▶ Dataset section:
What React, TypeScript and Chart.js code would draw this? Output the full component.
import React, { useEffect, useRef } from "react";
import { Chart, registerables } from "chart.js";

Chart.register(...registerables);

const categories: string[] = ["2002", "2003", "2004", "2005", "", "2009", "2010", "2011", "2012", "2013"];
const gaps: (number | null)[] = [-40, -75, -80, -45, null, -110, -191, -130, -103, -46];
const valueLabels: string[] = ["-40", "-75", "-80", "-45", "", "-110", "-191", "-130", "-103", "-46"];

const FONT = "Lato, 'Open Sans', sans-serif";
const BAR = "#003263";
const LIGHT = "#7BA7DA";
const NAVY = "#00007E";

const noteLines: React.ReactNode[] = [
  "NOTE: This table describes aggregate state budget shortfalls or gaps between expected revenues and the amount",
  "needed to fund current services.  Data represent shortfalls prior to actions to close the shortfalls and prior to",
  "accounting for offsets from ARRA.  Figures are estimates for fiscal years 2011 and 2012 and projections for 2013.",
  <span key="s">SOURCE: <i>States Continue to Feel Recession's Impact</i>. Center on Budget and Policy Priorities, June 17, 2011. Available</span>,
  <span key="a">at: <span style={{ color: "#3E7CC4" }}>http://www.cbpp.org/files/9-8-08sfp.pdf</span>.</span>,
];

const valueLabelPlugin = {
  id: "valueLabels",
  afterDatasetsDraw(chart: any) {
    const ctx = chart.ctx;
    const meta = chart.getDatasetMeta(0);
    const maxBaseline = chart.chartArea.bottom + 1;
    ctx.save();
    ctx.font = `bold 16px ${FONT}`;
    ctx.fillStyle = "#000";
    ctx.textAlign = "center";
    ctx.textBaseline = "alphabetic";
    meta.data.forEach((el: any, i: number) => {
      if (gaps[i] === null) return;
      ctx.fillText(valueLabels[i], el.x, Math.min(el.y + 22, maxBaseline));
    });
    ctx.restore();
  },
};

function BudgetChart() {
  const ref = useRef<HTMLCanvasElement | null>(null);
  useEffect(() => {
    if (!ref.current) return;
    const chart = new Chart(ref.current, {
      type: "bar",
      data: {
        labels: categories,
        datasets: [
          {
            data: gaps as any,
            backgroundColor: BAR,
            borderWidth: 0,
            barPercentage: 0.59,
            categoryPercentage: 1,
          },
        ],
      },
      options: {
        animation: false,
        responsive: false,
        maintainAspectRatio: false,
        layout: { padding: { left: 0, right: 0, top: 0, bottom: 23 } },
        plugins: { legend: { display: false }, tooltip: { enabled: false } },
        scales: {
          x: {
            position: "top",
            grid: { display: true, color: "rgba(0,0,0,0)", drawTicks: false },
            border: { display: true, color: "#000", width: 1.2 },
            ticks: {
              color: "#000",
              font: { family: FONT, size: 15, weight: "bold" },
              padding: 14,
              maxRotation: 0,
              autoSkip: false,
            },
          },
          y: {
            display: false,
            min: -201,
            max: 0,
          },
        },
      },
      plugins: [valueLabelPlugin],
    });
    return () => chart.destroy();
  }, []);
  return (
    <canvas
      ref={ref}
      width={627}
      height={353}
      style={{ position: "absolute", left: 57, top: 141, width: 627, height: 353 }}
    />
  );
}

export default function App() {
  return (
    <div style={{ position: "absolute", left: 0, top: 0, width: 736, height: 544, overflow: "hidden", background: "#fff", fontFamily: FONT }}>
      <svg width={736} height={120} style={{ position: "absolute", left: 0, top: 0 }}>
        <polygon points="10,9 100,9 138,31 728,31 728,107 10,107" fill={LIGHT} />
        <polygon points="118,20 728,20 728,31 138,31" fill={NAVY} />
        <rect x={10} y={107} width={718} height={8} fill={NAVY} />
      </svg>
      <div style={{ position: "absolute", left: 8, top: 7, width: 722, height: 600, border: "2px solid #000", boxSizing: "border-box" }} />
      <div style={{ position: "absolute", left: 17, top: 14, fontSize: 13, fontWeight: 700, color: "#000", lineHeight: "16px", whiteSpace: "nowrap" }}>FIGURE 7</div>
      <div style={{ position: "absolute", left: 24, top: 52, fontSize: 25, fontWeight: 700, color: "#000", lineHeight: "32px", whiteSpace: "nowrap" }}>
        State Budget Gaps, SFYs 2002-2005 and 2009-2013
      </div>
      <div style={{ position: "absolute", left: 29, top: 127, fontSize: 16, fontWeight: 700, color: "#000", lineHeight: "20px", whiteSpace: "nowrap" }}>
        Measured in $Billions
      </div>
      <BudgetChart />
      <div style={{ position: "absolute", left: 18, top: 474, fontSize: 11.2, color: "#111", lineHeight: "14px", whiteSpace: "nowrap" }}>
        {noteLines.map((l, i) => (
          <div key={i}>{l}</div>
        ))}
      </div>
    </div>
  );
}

▶ Written task: Select the lines in this material that hold the word "React", leaving none out.

▶ Solution for this problem:
What React, TypeScript and Chart.js code would draw this? Output the full component.
import React, { useEffect, useRef } from "react";
const noteLines: React.ReactNode[] = [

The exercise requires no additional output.